Well, we must remember this: God, in Jesus, has unleashed Easter on the world, Has cracked open the tomb of death. The risen Jesus is the first born of the dead and through him, in him, and with him nothing is ever the same again. Death has been overcome by life. Darkness is turned to daylight. Sadness is transformed into joy.

And in addition, God has unleashed Pentecost, blowing the Holy Spirit across the face of the earth, setting the faithful afire. Tongues are spoken, flames burn brightly, the church is born. And nothing is ever the same again.

Nothing is the same. Including us, Brothers and Sisters.

Because of Jesus, because of Easter, because in baptism we have been infused with the Holy Spirit, we are not the same. We are not just fallible, sinful humans. We are also saints.

In the words of our 2nd lesson: “Once we were not a people but now we are God’s people.”We are not the same, just as the disciples were not the same after Easter, after God’s Spirit was breathed into them. They were transformed from cowering in fear behind locked doors to boldly traveling throughout the known world proclaiming God’s good news and founding the church.
They were transformed from ones who failed to understand Jesus to ones who served him in love and faith, like Stephen, the first martyr, who was moved to pray forgiveness for those who killed him. We too, Brothers & Sisters, like the disciples, have been transformed by our sweet savior.
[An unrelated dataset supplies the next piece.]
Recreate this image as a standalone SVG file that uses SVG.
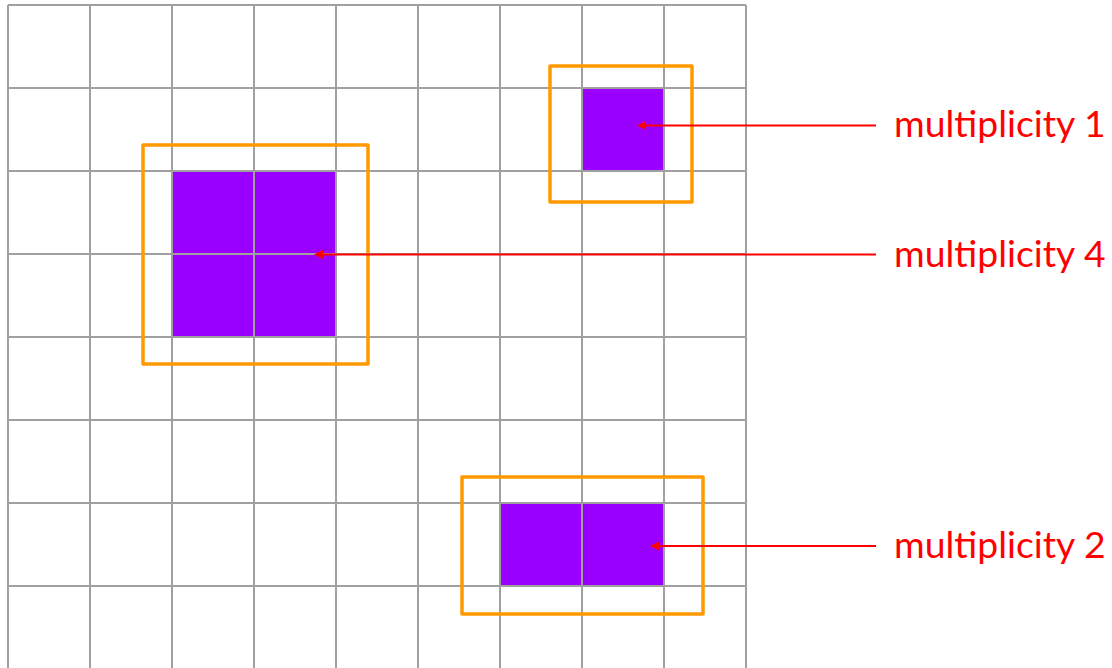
<svg xmlns="http://www.w3.org/2000/svg" width="1112" height="668" viewBox="0 0 1112 668">
  <style>
    .grid line { stroke: #a0a0a0; stroke-width: 2; }
    .cell { fill: #9900ff; }
    .box { fill: none; stroke: #ff9900; stroke-width: 3.5; stroke-linejoin: round; }
    .conn { stroke: #ff0000; stroke-width: 2; fill: none; }
    .label { font-family: Lato, "Liberation Sans", sans-serif; font-size: 37.3px; fill: #ff0000; }
  </style>
  <defs>
    <marker id="arrow" viewBox="0 0 10 10" refX="0" refY="5" markerWidth="5" markerHeight="4.5" orient="auto-start-reverse" markerUnits="strokeWidth">
      <path d="M0,0 L10,5 L0,10 z" fill="#ff0000"/>
    </marker>
  </defs>
  <rect x="0" y="0" width="1112" height="668" fill="#ffffff"/>
  <g id="cells">
    <rect class="cell" x="582" y="88" width="82" height="83"/>
    <rect class="cell" x="172" y="171" width="164" height="166"/>
    <rect class="cell" x="500" y="503" width="164" height="83"/>
  </g>
  <g class="grid" id="grid">
    <line x1="8" y1="5" x2="8" y2="668"/>
    <line x1="90" y1="5" x2="90" y2="668"/>
    <line x1="172" y1="5" x2="172" y2="668"/>
    <line x1="254" y1="5" x2="254" y2="668"/>
    <line x1="336" y1="5" x2="336" y2="668"/>
    <line x1="418" y1="5" x2="418" y2="668"/>
    <line x1="500" y1="5" x2="500" y2="668"/>
    <line x1="582" y1="5" x2="582" y2="668"/>
    <line x1="664" y1="5" x2="664" y2="668"/>
    <line x1="746" y1="5" x2="746" y2="668"/>
    <line x1="8" y1="5" x2="746" y2="5"/>
    <line x1="8" y1="88" x2="746" y2="88"/>
    <line x1="8" y1="171" x2="746" y2="171"/>
    <line x1="8" y1="254" x2="746" y2="254"/>
    <line x1="8" y1="337" x2="746" y2="337"/>
    <line x1="8" y1="420" x2="746" y2="420"/>
    <line x1="8" y1="503" x2="746" y2="503"/>
    <line x1="8" y1="586" x2="746" y2="586"/>
  </g>
  <g id="node-m1">
    <rect class="box" x="550" y="66" width="142" height="136"/>
    <text class="label" x="894" y="137">multiplicity 1</text>
  </g>
  <g id="node-m4">
    <rect class="box" x="143" y="145" width="225" height="219"/>
    <text class="label" x="894" y="267">multiplicity 4</text>
  </g>
  <g id="node-m2">
    <rect class="box" x="462" y="477" width="241" height="137"/>
    <text class="label" x="894" y="558">multiplicity 2</text>
  </g>
  <g id="connectors">
    <line class="conn" x1="876" y1="125.5" x2="646" y2="125.5" marker-end="url(#arrow)"/>
    <line class="conn" x1="876" y1="254.5" x2="323" y2="254.5" marker-end="url(#arrow)"/>
    <line class="conn" x1="876" y1="546" x2="659" y2="546" marker-end="url(#arrow)"/>
  </g>
</svg>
Because of Jesus, because of Easter, because of baptism: We have become “a chosen race, a royal priesthood, … God own people” - and we have been chosen, transformed, & loved in order that we might help him – “in order that we might proclaim the mighty acts of the Holy One who called us out of the darkness of our misunderstandings into God’s own marvelous Easter light.”

So help him, Brothers and Sisters, help him who is our way, our truth, our life – help Him. That’s what faith is.

Follow him through the land of unlikeness. Serve him in this world so beset by anxiety and despair. Love him and those he calls you to love in his name: neighbors, the lost, the lonely, outcasts, our enemies.

“You who believe in me, He said, will do the works that I do, and, in fact, will do greater works than these because I have gone up to God the Father.”

In other words, He needs us, we who have received his life-changing mercy, He needs us to bring about his kingdom. That is, indeed, his irresistible appeal.